И пошло, и пошло! Отец так отчитывает рабочего, что окажись я на его месте, убежал бы куда-нибудь со стыда.
— У тебя ведь мать на руках, жена, дети! — кричит отец. — А ты, оболтус, что вытворяешь? Тебя, разгильдяя, судить надо!
Вот так он кричит. И всегда заканчивает одним и тем же:
— Иди. Завтра выходи на работу, и если ещё хоть раз услышу подобное — пеняй на себя. Иди.
— До свиданья, Дмитрий Никитич.
— Ладно, ладно. На вот записку передай мастеру. И передай всем от меня: на этой неделе надо закончить трелёвку с нечаевской делянки. Иди.

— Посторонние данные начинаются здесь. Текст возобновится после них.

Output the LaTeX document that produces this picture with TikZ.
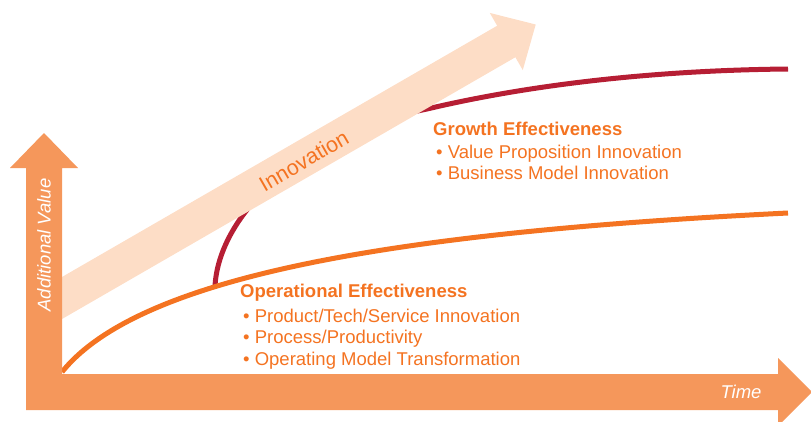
\documentclass[tikz,border=0pt]{standalone}
\usepackage{fontspec}
\setmainfont{Liberation Sans}
\usetikzlibrary{calc}
\definecolor{maxis}{HTML}{F5975B}
\definecolor{mband}{HTML}{FDDDC6}
\definecolor{mop}{HTML}{F47321}
\definecolor{mgrow}{HTML}{B61E34}
\tikzset{
  headtext/.style={anchor=base west, inner sep=0pt, text=mop,
                   font=\fontsize{18.5}{21}\selectfont\bfseries},
  itemtext/.style={anchor=base west, inner sep=0pt, text=mop,
                   font=\fontsize{18.5}{21}\selectfont},
  axistext/.style={inner sep=0pt, text=white,
                   font=\fontsize{18.5}{21}\selectfont\itshape},
  curve/.style={line width=5pt, line cap=butt},
}

\begin{document}
\begin{tikzpicture}[x=1pt, y=-1pt]
    \useasboundingbox (0,0) rectangle (811,421);
    % growth curve, partly under the band
    \draw[curve, mgrow] (215,286) .. controls (219,215) and (300,135) .. (427,109)
        .. controls (550,80) and (680,70) .. (788,69);
    % innovation band
    \begin{scope}[shift={(62,298)}, rotate=30]
      \fill[mband] (-25,-18.2) -- (513,-18.2) -- (513,-33) -- (547,0)
          -- (513,33) -- (513,18.2) -- (-25,18.2) -- cycle;
      \node[inner sep=0pt, text=mop, font=\fontsize{21.5}{24}\selectfont,
            rotate=30] (innov) at (278,2) {Innovation};
    \end{scope}
    % operational curve
    \draw[curve, mop] (62,372) .. controls (140,275) and (400,232) .. (788,213);
    % axes
    \fill[maxis] (26,410) -- (26,168) -- (10,168) -- (44,133) -- (78,168)
        -- (62,168) -- (62,374) -- (778,374) -- (778,358) -- (812,392)
        -- (778,426) -- (778,410) -- cycle;
    \node[axistext, rotate=90] (yaxis) at (44,245) {Additional Value};
    \node[axistext] (xaxis) at (741,392) {Time};

    \node[headtext] (growth) at (433,135) {Growth Effectiveness};
    \node[itemtext] (growth1) at (436,158) {\textbullet\ Value Proposition Innovation};
    \node[itemtext] (growth2) at (436,179) {\textbullet\ Business Model Innovation};

    \node[headtext] (oper) at (240,297) {Operational Effectiveness};
    \node[itemtext] (oper1) at (243,322) {\textbullet\ Product/Tech/Service Innovation};
    \node[itemtext] (oper2) at (243,343) {\textbullet\ Process/Productivity};
    \node[itemtext] (oper3) at (243,365) {\textbullet\ Operating Model Transformation};
\end{tikzpicture}
\end{document}
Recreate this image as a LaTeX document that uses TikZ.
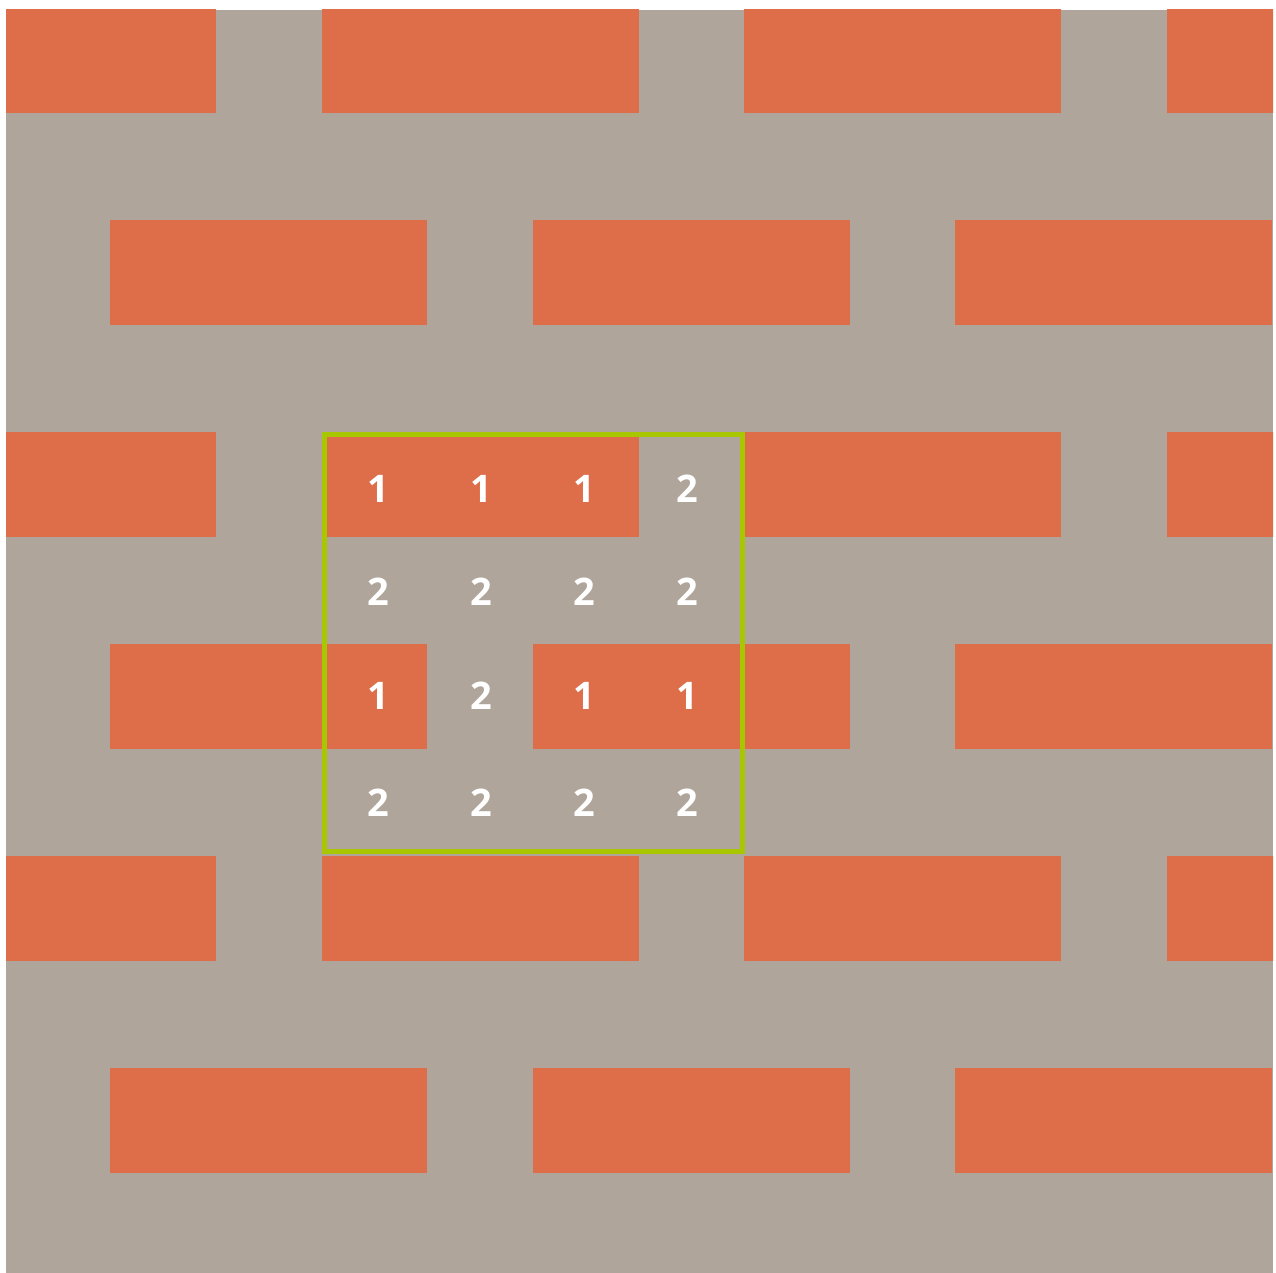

Рабочий уходит. Отец прохаживается по двору. Вечереет.
— Борька! — кричит он.
Я подхожу.
— Коз убрал?
— Убрал.
— Гаврюшка поил лошадей?
— Поил. Я с ним гонял.
— Как пила Маруська?
— Хорошо. Много. И есть стала хорошо. Вчера, как ты сказал, лугового сена дали. Всё съела, не ковырялась.
— Ты поужинал?
— Да.
— Ну, выводи. Надо их искупать. Постой: как Гаврюшка сегодня?
— Я ничего не заметил, — говорю я, — мы напоили, он задал корм и ушёл к себе.
Отец молча кивает. Он пешком направляется к реке, а я поеду верхом. Перед тем как отвязать лошадей, заглядываю на чердак.
— Пи-ху, пи-ху! — свистит губами во сне пьяный Гаврюша.
После купанья лошадей отец обязательно придёт в сарай и услышит этот свист. Бужу Гаврюшу.
— Гаврюша, ступай домой, — шепчу я, — сегодня купать будем. Отец к реке пошёл.
Гаврюша спрыгивает с чердака. Исчезает в потёмках.
Лошади: Маруська, Ворон и Зорька. Маруська — старая бокастая вороная кобыла. Спокойная и трудолюбивая. Не кусается, не норовит ударить тебя копытом. Отлично знает свой дом. Выпустишь её за ворота, стегнёшь хворостиной, и она шагает к колонке. Попьёт и сама сразу же возвращается. Недавно где-то простыла. Видимо, в лесу напоили её после работы, не дав отдохнуть. И она запалилась.
Ворон — мерин. Злой, драчливый. Тоже вороной. Но у Маруськи шерсть немного дымчатая, а у него блестящая. Ко мне он не желает привыкнуть. Зайдёшь в стойло, кладёт уши, скалит крупные зубы, перебирает задними ногами.
— Но, но! — кричу я басом. — Повертись у меня!
Отвязываю повод. Ворон тычет губами мне в плечо. Трогает зубами.
— Укуси, укуси, — говорю я, — я тебе укушу!
Ворон обдаёт меня своим дыханием. Почуяв свободу, резко поворачивается. Рысью выбегает во двор.
Отдельно от Маруськи и Ворона стоит кобылка Зорька — гнедая кавалерийская лошадь донской породы. Она высокая, тонконогая, поджарая. Её прислали в КЭЧ с больным копытом. Целую зиму отец лечил её. Приводил ветеринара. Наконец старое копыто сошло, остатки его ветеринар срезал. И Зорька выздоровела. К упряжке ещё не привыкла. Может понести во всю прыть и вдруг остановиться. Бьёт копытами оглобли, передок телеги. А хомут ненавидит. Заметит, что к ней идут с хомутом, задрожит вся мелкой дрожью, вскинется на дыбы и начнёт носиться по двору. А если выскочит на улицу, наклонит голову, повернёт её как-то в сторону, помчится галопом куда глаза глядят. Но сядешь на неё верхом — ах, какая прелесть! Вскинет голову, подтянется, танцует на месте. Хребет у неё не торчит, спина круглая. Без седла не больно сидеть.
Когда отец уезжает куда-нибудь, я катаюсь на Зорьке. До почты доведу её, с лавочки вспрыгну ей на спину. В городе что есть силы натягиваю повода, чтоб удержать. Но вот мы с ней за мостом. Впереди пустая дорога. Отпускаю повода, прижимаюсь к холке. И несёмся, несёмся до самой Нечаевки. Я люблю Зорьку. Отвязав, даю ей корочку хлеба. Зорька снимает коробку мягкими губами с моей ладони, послушно идёт за мной.
Купаем лошадей недолго. Заведём в воду, они постоят просто так. Потрём их щётками. Потом я поплаваю на Зорьке, где глубина. И когда возвращаемся домой, потёмки уже сгустились. Дневная пыль улеглась. В горсаду играет музыка. Пахнет акацией, тополями, коровьим стадом, которое недавно разогнал по дворам пастух Ермолай.